Return only the lines from the top of the data down to the one that holds "ax.set_ylim(0, 1.3)", both included, without any pictures.
>>>
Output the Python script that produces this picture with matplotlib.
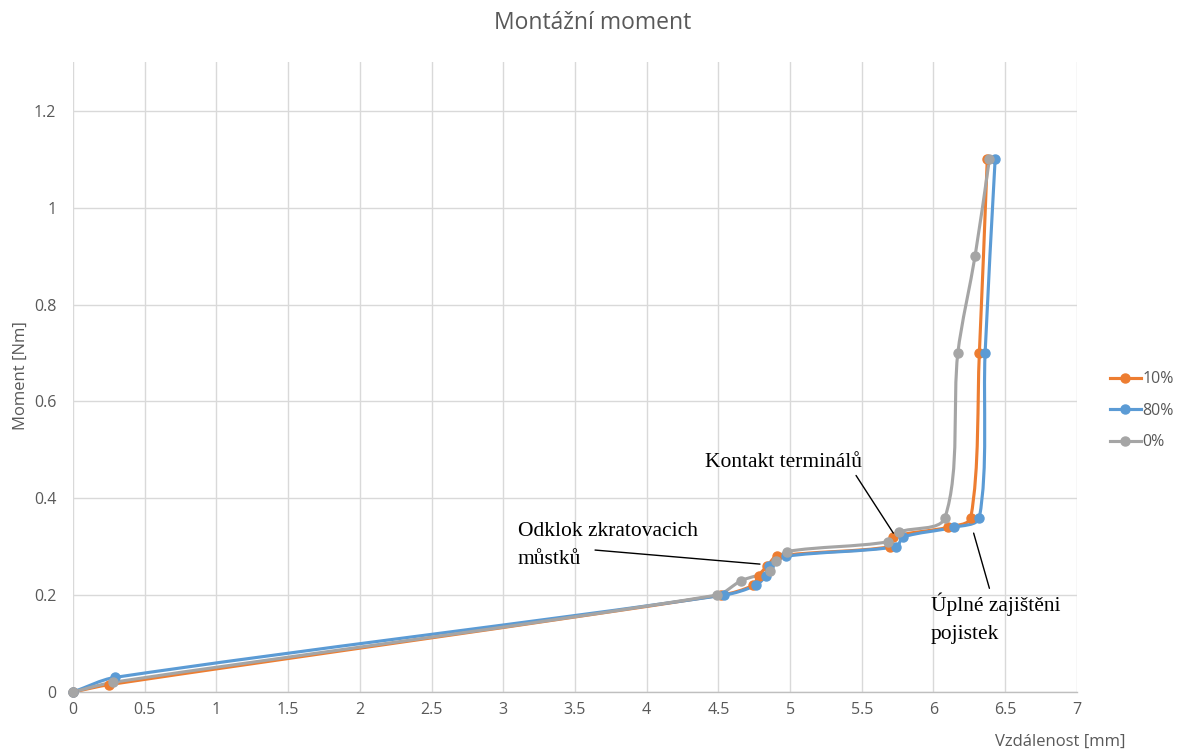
import numpy as np
import matplotlib
matplotlib.use("Agg")
import matplotlib.pyplot as plt
from matplotlib.path import Path
from matplotlib.patches import PathPatch
from matplotlib.lines import Line2D

# ---- data ----
series_names = ["10%", "80%", "0%"]
x_10 = [0, 0.25, 4.52, 4.74, 4.78, 4.84, 4.91, 5.70, 5.72, 6.10, 6.26, 6.32, 6.375]
y_10 = [0, 0.015, 0.20, 0.22, 0.24, 0.26, 0.28, 0.30, 0.32, 0.34, 0.36, 0.70, 1.10]
x_80 = [0, 0.29, 4.54, 4.76, 4.83, 4.85, 4.97, 5.74, 5.79, 6.14, 6.32, 6.36, 6.43]
y_80 = [0, 0.03, 0.20, 0.22, 0.24, 0.26, 0.28, 0.30, 0.32, 0.34, 0.36, 0.70, 1.10]
x_0 = [0, 0.28, 4.49, 4.66, 4.86, 4.90, 4.98, 5.68, 5.76, 6.08, 6.17, 6.29, 6.39]
y_0 = [0, 0.02, 0.20, 0.23, 0.25, 0.27, 0.29, 0.31, 0.33, 0.36, 0.70, 0.90, 1.10]
colors = ["#ED7D31", "#5B9BD5", "#A5A5A5"]

x_ticks = [0, 0.5, 1, 1.5, 2, 2.5, 3, 3.5, 4, 4.5, 5, 5.5, 6, 6.5, 7]
y_ticks = [0, 0.2, 0.4, 0.6, 0.8, 1.0, 1.2]
x_tick_labels = ["0", "0.5", "1", "1.5", "2", "2.5", "3", "3.5", "4", "4.5", "5", "5.5", "6", "6.5", "7"]
y_tick_labels = ["0", "0.2", "0.4", "0.6", "0.8", "1", "1.2"]

# annotation texts, anchors (text) and leader lines (start -> end)
ann_texts = ["Odklok zkratovacich\nmůstků", "Kontakt terminálů", "Úplné zajištěni\npojistek"]
ann_text_pos = [(3.10, 0.303), (4.41, 0.474), (5.98, 0.152)]
ann_line_start = [(3.64, 0.293), (5.46, 0.447), (6.39, 0.214)]
ann_line_end = [(4.79, 0.264), (5.72, 0.328), (6.28, 0.328)]

TXT = "#595959"
UI = "Open Sans"

fig = plt.figure(figsize=(11.86, 7.51), dpi=100)
ax = fig.add_axes([0.0616, 0.0786, 0.908 - 0.0616, 0.917 - 0.0786])
ax.set_xlim(0, 7)
ax.set_ylim(0, 1.3)


def smooth_path(xs, ys, ax, k=0.3):
    # Excel-like smoothed line built from cubic Bezier segments whose tangents
    # follow the neighbouring points; handle lengths scale with each chord
    pts = ax.transData.transform(np.column_stack([xs, ys]))
    n = len(pts)
    tang = []
    for i in range(n):
        a = pts[max(i - 1, 0)]
        b = pts[min(i + 1, n - 1)]
        d = b - a
        L = np.hypot(*d)
        tang.append(d / L if L > 0 else d)
    verts = [pts[0]]
    codes = [Path.MOVETO]
    for i in range(n - 1):
        p1, p2 = pts[i], pts[i + 1]
        L = np.hypot(*(p2 - p1))
        c1 = p1 + tang[i] * L * k
        c2 = p2 - tang[i + 1] * L * k
        verts += [c1, c2, p2]
        codes += [Path.CURVE4] * 3
    verts = ax.transData.inverted().transform(np.array(verts))
    return Path(verts, codes)


series = [(x_10, y_10), (x_80, y_80), (x_0, y_0)]
for (xs, ys), c in zip(series, colors):
    p = smooth_path(xs, ys, ax)
    patch = PathPatch(p, facecolor="none", edgecolor=c, lw=2.25, zorder=3,
                      capstyle="round", joinstyle="round")
    ax.add_patch(patch)
    ax.plot(xs, ys, linestyle="none", marker="o", ms=6.5, color=c, zorder=4, clip_on=False)

# grid & spines
ax.set_xticks(x_ticks)
ax.set_xticklabels(x_tick_labels)
ax.set_yticks(y_ticks)
ax.set_yticklabels(y_tick_labels)
ax.grid(True, color="#D9D9D9", lw=1.0)
ax.set_axisbelow(True)
for s in ["top", "right", "left"]:
    ax.spines[s].set_visible(False)
ax.spines["bottom"].set_color("#BFBFBF")
ax.spines["bottom"].set_linewidth(1.0)
ax.tick_params(axis="both", length=0, colors=TXT, labelsize=11.5)
ax.tick_params(axis="x", pad=7)
ax.tick_params(axis="y", pad=12)
for lab in ax.get_xticklabels() + ax.get_yticklabels():
    lab.set_fontfamily(UI)

fig.text(0.5, 0.970, "Montážní moment", ha="center", va="center", color=TXT,
         fontsize=16.5, family=UI)
fig.text(0.0175, 0.5, "Moment [Nm]", rotation=90, ha="center", va="center",
         color=TXT, fontsize=12, family=UI)
fig.text(0.894, 0.012, "Vzdálenost [mm]", ha="center", va="center",
         color=TXT, fontsize=12, family=UI)

# legend
handles = [Line2D([0], [0], color=c, lw=2.25, marker="o", ms=6.5) for c in colors]
leg = fig.legend(handles, series_names, loc="center left", bbox_to_anchor=(0.924, 0.453),
                 frameon=False, handlelength=1.9, labelspacing=0.98,
                 handletextpad=0.1, labelcolor=TXT, prop={"family": UI, "size": 11.5})

# annotations
serif = "Liberation Serif"
for txt, tp, ls, le in zip(ann_texts, ann_text_pos, ann_line_start, ann_line_end):
    ax.text(tp[0], tp[1], txt, ha="left", va="center", fontsize=15.5, family=serif,
            color="black", linespacing=1.65, zorder=6)
    ax.annotate("", xy=le, xytext=ls,
                arrowprops=dict(arrowstyle="-", color="black", lw=1.0,
                                shrinkA=0, shrinkB=0), zorder=6)

fig.savefig("out.png", dpi=100)
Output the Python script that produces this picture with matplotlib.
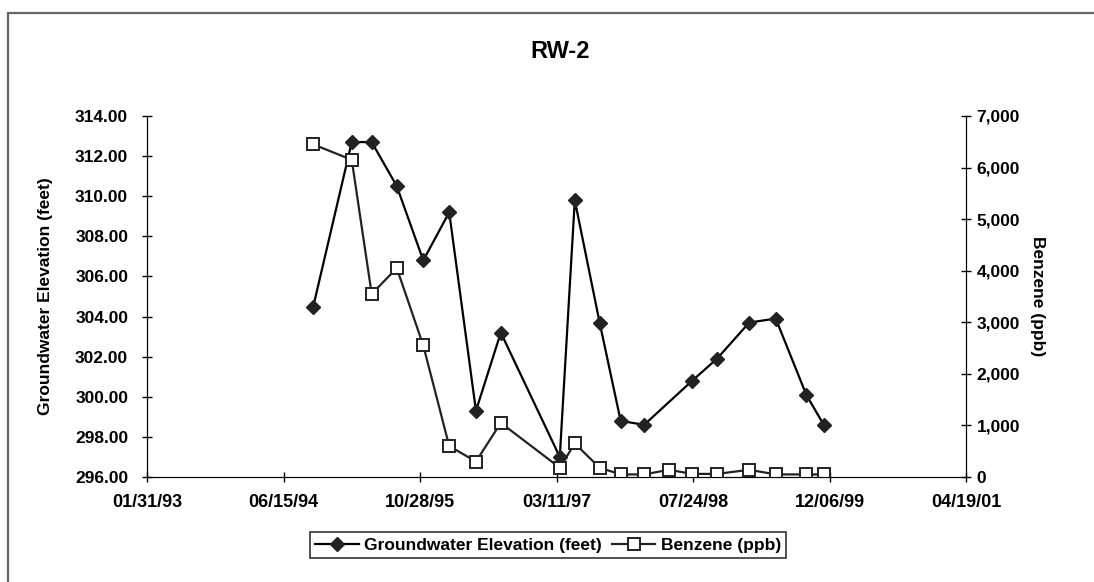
<<<
Task output
Output the Python script that produces this picture with matplotlib.
import numpy as np
import matplotlib
matplotlib.use("Agg")
import matplotlib.pyplot as plt
from matplotlib.path import Path
from matplotlib.patches import PathPatch
from matplotlib.lines import Line2D

# ---- data ----
series_names = ["10%", "80%", "0%"]
x_10 = [0, 0.25, 4.52, 4.74, 4.78, 4.84, 4.91, 5.70, 5.72, 6.10, 6.26, 6.32, 6.375]
y_10 = [0, 0.015, 0.20, 0.22, 0.24, 0.26, 0.28, 0.30, 0.32, 0.34, 0.36, 0.70, 1.10]
x_80 = [0, 0.29, 4.54, 4.76, 4.83, 4.85, 4.97, 5.74, 5.79, 6.14, 6.32, 6.36, 6.43]
y_80 = [0, 0.03, 0.20, 0.22, 0.24, 0.26, 0.28, 0.30, 0.32, 0.34, 0.36, 0.70, 1.10]
x_0 = [0, 0.28, 4.49, 4.66, 4.86, 4.90, 4.98, 5.68, 5.76, 6.08, 6.17, 6.29, 6.39]
y_0 = [0, 0.02, 0.20, 0.23, 0.25, 0.27, 0.29, 0.31, 0.33, 0.36, 0.70, 0.90, 1.10]
colors = ["#ED7D31", "#5B9BD5", "#A5A5A5"]

x_ticks = [0, 0.5, 1, 1.5, 2, 2.5, 3, 3.5, 4, 4.5, 5, 5.5, 6, 6.5, 7]
y_ticks = [0, 0.2, 0.4, 0.6, 0.8, 1.0, 1.2]
x_tick_labels = ["0", "0.5", "1", "1.5", "2", "2.5", "3", "3.5", "4", "4.5", "5", "5.5", "6", "6.5", "7"]
y_tick_labels = ["0", "0.2", "0.4", "0.6", "0.8", "1", "1.2"]

# annotation texts, anchors (text) and leader lines (start -> end)
ann_texts = ["Odklok zkratovacich\nmůstků", "Kontakt terminálů", "Úplné zajištěni\npojistek"]
ann_text_pos = [(3.10, 0.303), (4.41, 0.474), (5.98, 0.152)]
ann_line_start = [(3.64, 0.293), (5.46, 0.447), (6.39, 0.214)]
ann_line_end = [(4.79, 0.264), (5.72, 0.328), (6.28, 0.328)]

TXT = "#595959"
UI = "Open Sans"

fig = plt.figure(figsize=(11.86, 7.51), dpi=100)
ax = fig.add_axes([0.0616, 0.0786, 0.908 - 0.0616, 0.917 - 0.0786])
ax.set_xlim(0, 7)
ax.set_ylim(0, 1.3)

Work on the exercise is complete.